I'm aware of 4.6. Parameters for limiting the resources used by the requested tasks and Re: possible to have more than 1GB in MAXMEMORY (vpl-jail-system.conf). Still, after the observations made in Collecting the VPL usage and displaying in a running graph I would like to understand the parameters better to get the last bit out of our jail server

Let us say, the jail server config has:

#MAXTIME set the maximum time for a request in seconds
MAXTIME=1800

# Maximum memory size in bytes
MAXMEMORY=2000 Mb

# Maximum number of process
MAXPROCESSES=500

#SHMSIZE The size of the "/dev/shm" directory he default value is 30% of the system memory
#This option is applicable if using tmpfs file system for the "/dev/shm" directory
SHMSIZE=30%

and the VPL Moodle plug-in set to:

Maximum execution time mod_vpl | maxexetime = 16 minutes

Maximum memory used mod_vpl | maxexememory = 1 GB

Maximum number of processes mod_vpl | maxexeprocesses = 600

Maximum default execution time mod_vpl | defaultexetime = 4 minutes

Maximum default memory used mod_vpl | defaultexememory = 128 MB

Maximum default number of processes mod_vpl | defaultexeprocesses = 200

and the individual VPL activity is set to:

Maximum execution time = Default (4 minutes)

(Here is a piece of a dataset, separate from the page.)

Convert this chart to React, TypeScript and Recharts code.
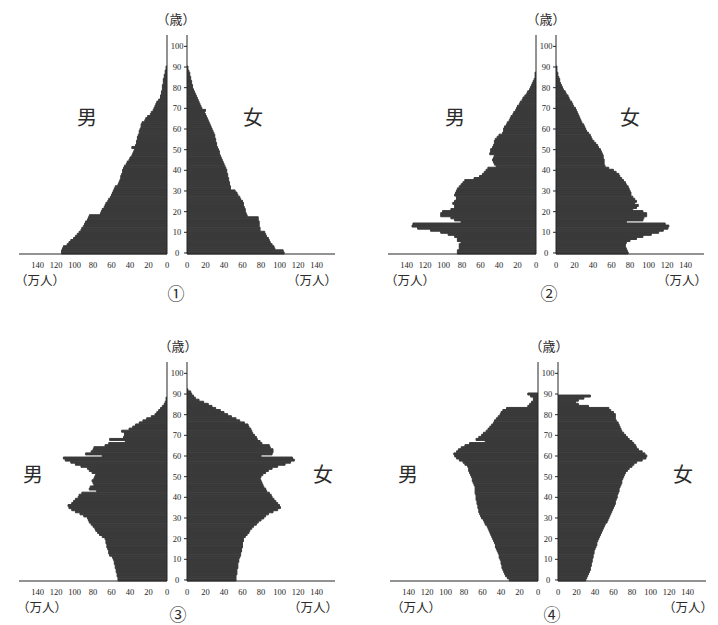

Maximum memory used = Default (128 MB)

Maximum number of processes = empty, Default (200)

Scenario 1. An idling VPL server with plenty of CPU and 20 GB free RAM is hit with burst of 100 jobs in the very same second, each of the size of 100 MB. 

Result: Given that the CPUs manage it, the server will open 100 processes, each consuming 100 MB, giving a total of 10 GB.

  • When the server can process them in less than 4 minutes, all end well.
  • What happens, when they need 10 minutes? Since maxexetime is 16 minutes, will they finish without an incident?
  • What happens, when they need 20 miniutes, or more? Our maxexetime is 16 minutes. They'll be killed?
Scenario 2. An idling VPL server with plenty of CPU and 20 GB free RAM is hit with burst of 400 jobs in the very same second, each of the size of 100 MB. 

Result: Given that the CPUs manage it, the server will try to open 400 processes, each consuming 100 MB, would mean a total of 40 MB. Since there's only 20 GB available, only half the processes will be started. 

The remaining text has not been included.